It may have taken three months to land on these shores – what is it about Disney films taking ages to cross the pond ala ‘The Muppets’, it’s no wonder piracy is rife – but my excitement for ‘Wreck It Ralph’ has not faded. Telling the story of Ralph, the baddy in an arcade game called ‘Fix It Felix Jr’ – think classic arcade game ‘Donkey Kong’ – who is tired of the same day-in day-out treatment of being the villain, getting thrown off a building, and living in a dump, whilst the hero gets the medal and the admiration. On the day of the game’s 30thanniversary Ralph decides to change his life and win a medal to fulfil a bet with one of the inhabitants of the game so he can live in the plush penthouse. He finds himself across the arcade, via a train-station like portal for arcade characters, entering a game called ‘Heroes Duty’ where he wins the medal but ends up in another game entitled ‘Sugar Rush’, where he meets one of the characters in there and their adventure together snowballs to the films conclusion, bringing the cast together against two disparate threats.
I was looking forward to this film and had high hopes for it but, unlike last year’s ‘Looper’ or ‘The Avengers Assemble’ which I was equally excited for but ultimately found disappointing, this lived up to my expectations and surpassed them. This is by far the best animated film I’ve seen since the brilliant ‘Cloudy With A Chance of Meatballs’ or anything by Aardman and is a joy to watch.
For someone like me, who played classic 8-bit games as a young child, ‘Wreck It Ralph’ is a feast for the eyes, with more cameos of classic gaming characters than you can count – look Sonic! Dig Dug! Pacman! – and an eye for detail that is amazing. The way the characters move in the film captures their respective gaming styles perfectly and all the codes, conventions and tropes of the era are captured in celluloid perfectly.
From the 8-bit games the characters move in jerky fashion, all at right-angles, and in the more modern ones, a spot-on parody of all the modern X-Box shoot-em-ups, realistically done with hilarious phrases and mixed metaphors, with the head of ‘Heroes Duty’ being one of my favourite in the film. The characters also often adapt to the games they are in in graphical style which was a great idea, and the music also fits in with the 8-bit style. Everything in the film seems to gel together so well.
The opening ten-minutes, which establishes the games, the universe and the alcoholic-anonymous-esque bad-guys meeting, is some of the best animation and humour you’ll see in ages. Where the opening to ‘Up’ was the best first ten minutes of a CGI film ever for pulling at your heart-strings, this is the same but with jokes.
The film is perhaps at its strongest at the start and never quite recaptures that opening magic but the interaction between the characters all the way through is excellent.
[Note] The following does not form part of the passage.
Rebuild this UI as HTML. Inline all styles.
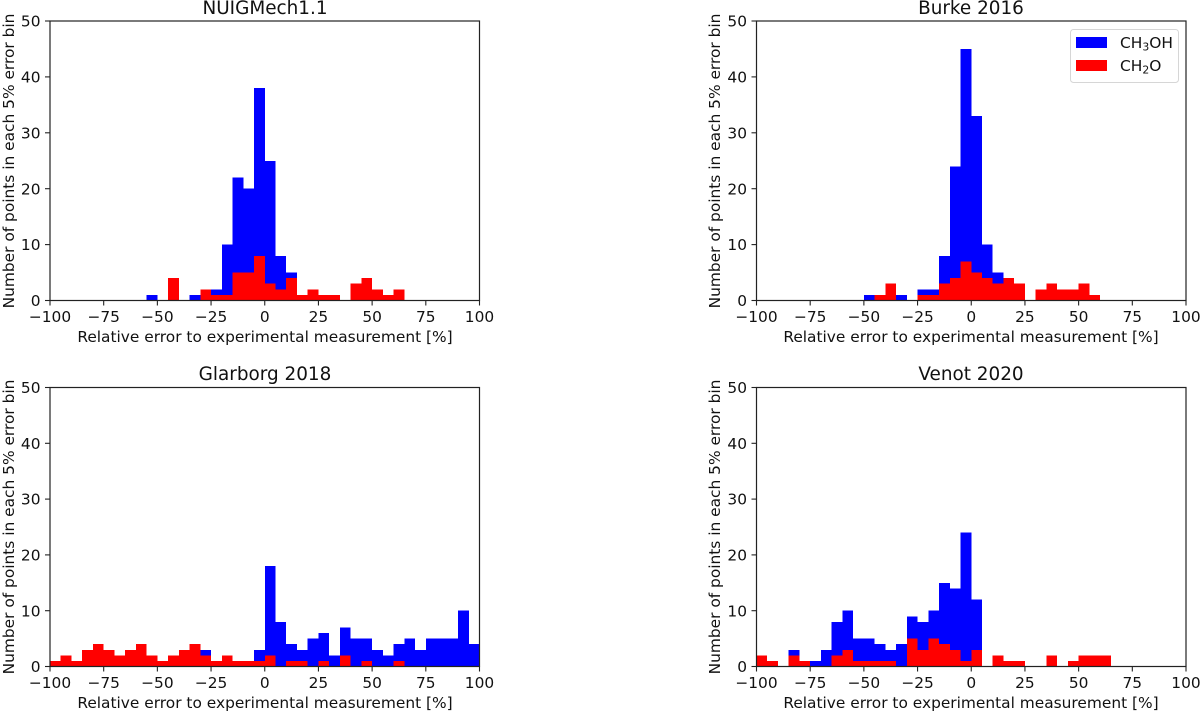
<!DOCTYPE html>
<html lang="en">
<head>
<meta charset="utf-8">
<title>Relative error histograms</title>
<style>
  html, body { margin: 0; padding: 0; background: #fff; }
  #chart { display: block; width: 1200px; height: 712px; font-family: "DejaVu Sans", "Liberation Sans", sans-serif; fill: #111; }
  .spine { fill: none; stroke: #222; stroke-width: 1.2; }
  .tick { stroke: #222; stroke-width: 1.1; }
  .tick-label { font-size: 15.4px; }
  .axis-label { font-size: 15.4px; }
  .panel-title { font-size: 18.4px; }
  .bar { shape-rendering: crispEdges; }
</style>
</head>
<body>
<svg id="chart" xmlns="http://www.w3.org/2000/svg" width="1200" height="712" viewBox="0 0 1200 712">
  <rect width="1200" height="712" fill="#fff"/>

  <g id="panel-nuig">
    <text class="panel-title" x="265" y="14" text-anchor="middle">NUIGMech1.1</text>
    <text class="axis-label" x="265" y="342" text-anchor="middle">Relative error to experimental measurement [%]</text>
    <text class="axis-label" transform="translate(14 161) rotate(-90)" text-anchor="middle">Number of points in each 5% error bin</text>
  </g>
  <g id="panel-burke">
    <text class="panel-title" x="971" y="14" text-anchor="middle">Burke 2016</text>
    <text class="axis-label" x="971" y="342" text-anchor="middle">Relative error to experimental measurement [%]</text>
    <text class="axis-label" transform="translate(720 161) rotate(-90)" text-anchor="middle">Number of points in each 5% error bin</text>
  </g>
  <g id="panel-glarborg">
    <text class="panel-title" x="265" y="380" text-anchor="middle">Glarborg 2018</text>
    <text class="axis-label" x="265" y="708" text-anchor="middle">Relative error to experimental measurement [%]</text>
    <text class="axis-label" transform="translate(14 527) rotate(-90)" text-anchor="middle">Number of points in each 5% error bin</text>
  </g>
  <g id="panel-venot">
    <text class="panel-title" x="971" y="380" text-anchor="middle">Venot 2020</text>
    <text class="axis-label" x="971" y="708" text-anchor="middle">Relative error to experimental measurement [%]</text>
    <text class="axis-label" transform="translate(720 527) rotate(-90)" text-anchor="middle">Number of points in each 5% error bin</text>
  </g>

  <g id="legend">
    <rect x="1070.5" y="29.5" width="108" height="53" rx="3" fill="#fff" stroke="#d6d6d6" stroke-width="1"/>
    <rect x="1076" y="37" width="31" height="11" fill="#0000ff"/>
    <text class="tick-label" x="1120" y="48">CH<tspan font-size="10.8px" dy="2.5">3</tspan><tspan dy="-2.5">OH</tspan></text>
    <rect x="1076" y="60" width="31" height="11" fill="#ff0000"/>
    <text class="tick-label" x="1120" y="71">CH<tspan font-size="10.8px" dy="2.5">2</tspan><tspan dy="-2.5">O</tspan></text>
  </g>
</svg>

<script>
// Histogram counts per 5% error bin, bins running from -100 to +100.
const binEdgesStart = -100;
const binWidth = 5;
const xTickValues = [-100, -75, -50, -25, 0, 25, 50, 75, 100];
const yTickValues = [0, 10, 20, 30, 40, 50];

const nuigMethanol = [0,0,0,0,0,0,0,0,0,1,0,0,0,1,2,2,10,22,20,38,25,8,5,0,0,0,0,0,0,0,0,0,0,0,0,0,0,0,0,0];
const nuigFormaldehyde = [0,0,0,0,0,0,0,0,0,0,0,4,0,0,2,1,1,5,5,8,3,2,4,1,2,1,1,0,3,4,2,1,2,0,0,0,0,0,0,0];

const burkeMethanol = [0,0,0,0,0,0,0,0,0,0,1,1,3,1,0,2,2,8,24,45,33,10,5,4,3,0,2,3,2,2,3,1,0,0,0,0,0,0,0,0];
const burkeFormaldehyde = [0,0,0,0,0,0,0,0,0,0,0,1,3,0,0,1,1,3,4,7,5,4,3,4,3,0,2,3,2,2,3,1,0,0,0,0,0,0,0,0];

const glarborgMethanol = [1,2,1,3,4,3,2,3,4,2,1,2,3,4,3,1,2,1,1,3,18,8,4,3,5,6,2,7,5,5,3,2,4,5,3,5,5,5,10,4];
const glarborgFormaldehyde = [1,2,1,3,4,3,2,3,4,2,1,2,3,4,2,1,2,1,1,1,2,0,1,1,0,1,0,2,0,1,0,0,1,0,0,0,0,0,0,0];

const venotMethanol = [2,1,0,3,1,1,3,8,10,5,5,4,3,4,9,8,10,15,14,24,12,0,2,1,1,0,0,2,0,1,2,2,2,0,0,0,0,0,0,0];
const venotFormaldehyde = [2,1,0,2,1,0,0,2,3,1,1,1,1,0,5,3,5,4,3,1,3,0,2,1,1,0,0,2,0,1,2,2,2,0,0,0,0,0,0,0];

const SVG_NS = 'http://www.w3.org/2000/svg';

function makeEl(tag, parent, cls) {
  const el = document.createElementNS(SVG_NS, tag);
  if (cls) el.setAttribute('class', cls);
  parent.appendChild(el);
  return el;
}

function drawPanel(panelId, frame, methanol, formaldehyde) {
  const group = document.getElementById(panelId);
  const xScale = function (v) { return frame.left + (v + 100) / 200 * (frame.right - frame.left); };
  const yScale = function (v) { return frame.bottom - v / 50 * (frame.bottom - frame.top); };

  function drawSeries(values, color, seriesName) {
    values.forEach(function (count, i) {
      const start = binEdgesStart + i * binWidth;
      const x0 = xScale(start);
      const x1 = xScale(start + binWidth);
      const bar = makeEl('rect', group, 'bar');
      
      
      bar.setAttribute('x', x0);
      bar.setAttribute('y', yScale(count));
      bar.setAttribute('width', x1 - x0);
      bar.setAttribute('height', yScale(0) - yScale(count));
      bar.setAttribute('fill', color);
    });
  }
  drawSeries(methanol, '#0000ff', 'ch3oh');
  drawSeries(formaldehyde, '#ff0000', 'ch2o');

  const spine = makeEl('rect', group, 'spine');
  
  
  spine.setAttribute('x', frame.left);
  spine.setAttribute('y', frame.top);
  spine.setAttribute('width', frame.right - frame.left);
  spine.setAttribute('height', frame.bottom - frame.top);

  xTickValues.forEach(function (v) {
    const tick = makeEl('line', group, 'tick');
    
    
    tick.setAttribute('x1', xScale(v));
    tick.setAttribute('x2', xScale(v));
    tick.setAttribute('y1', frame.bottom);
    tick.setAttribute('y2', frame.bottom + 5);
    const label = makeEl('text', group, 'tick-label');
    
    
    label.setAttribute('x', xScale(v));
    label.setAttribute('y', frame.bottom + 21.5);
    label.setAttribute('text-anchor', 'middle');
    label.textContent = String(v).replace('-', '\u2212');
  });

  yTickValues.forEach(function (v) {
    const tick = makeEl('line', group, 'tick');
    
    
    tick.setAttribute('x1', frame.left - 5);
    tick.setAttribute('x2', frame.left);
    tick.setAttribute('y1', yScale(v));
    tick.setAttribute('y2', yScale(v));
    const label = makeEl('text', group, 'tick-label');
    
    
    label.setAttribute('x', frame.left - 9.5);
    label.setAttribute('y', yScale(v) + 5.6);
    label.setAttribute('text-anchor', 'end');
    label.textContent = String(v);
  });
}

drawPanel('panel-nuig', { left: 50, right: 479.5, top: 21, bottom: 300.5 }, nuigMethanol, nuigFormaldehyde);
drawPanel('panel-burke', { left: 756.5, right: 1186, top: 21, bottom: 300.5 }, burkeMethanol, burkeFormaldehyde);
drawPanel('panel-glarborg', { left: 50, right: 479.5, top: 387.5, bottom: 666.5 }, glarborgMethanol, glarborgFormaldehyde);
drawPanel('panel-venot', { left: 756.5, right: 1186, top: 387.5, bottom: 666.5 }, venotMethanol, venotFormaldehyde);

// Keep the legend above the drawn axes.
document.getElementById('chart').appendChild(document.getElementById('legend'));
</script>
</body>
</html>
The film only really dips when the character of Venelope Von Schweet appears, voiced by and clearly modelled on Sarah Silverman. She’s meant to be intentionally annoying and she succeeds. I don’t like Silverman as a comedian and this transfers into the film, and her lines in the script are often at odds with the more intelligent and fun humour scattered through the rest of the film. A good toilet joke is fun in a film but her elements of the script do this too often and is the only negative I can find in the film, especially when there’s an awkward one-minute segment of her taking the mickey out of the title ‘Heroes Duty’ in American (“Dooty”) as slang for poo, something that doesn’t particularly translate well over to this country.
However, her character does redeem herself and by the end transforms into a more pleasant character.
‘Wreck It Ralph’ is a must-see film especially if you have a love for classic video games. The amount of cameos makes it a must-see-again film and the interaction between the characters is perfect in their styles. Plus, a film that makes jokes out of poor AI in games, programming glitches, the clichés of both retro and modern titles, and captures the style of so many different conventions so perfectly, is well worth viewing.
The strongest CGI film since ‘Cloudy With A Chance of Meatballs’, ‘Wreck It Ralph’ is my favourite film in a long time full of the little touches that make a film really good and worth watching again. It does perhaps take a dip mid-way through and shouldn’t have cheapened itself with some of the toilet-humour, but it was a delight to watch and there was a permanent smile etched on my face throughout the running time.
Plus, the preceding short ‘Paperman’ was a thing of wonder too.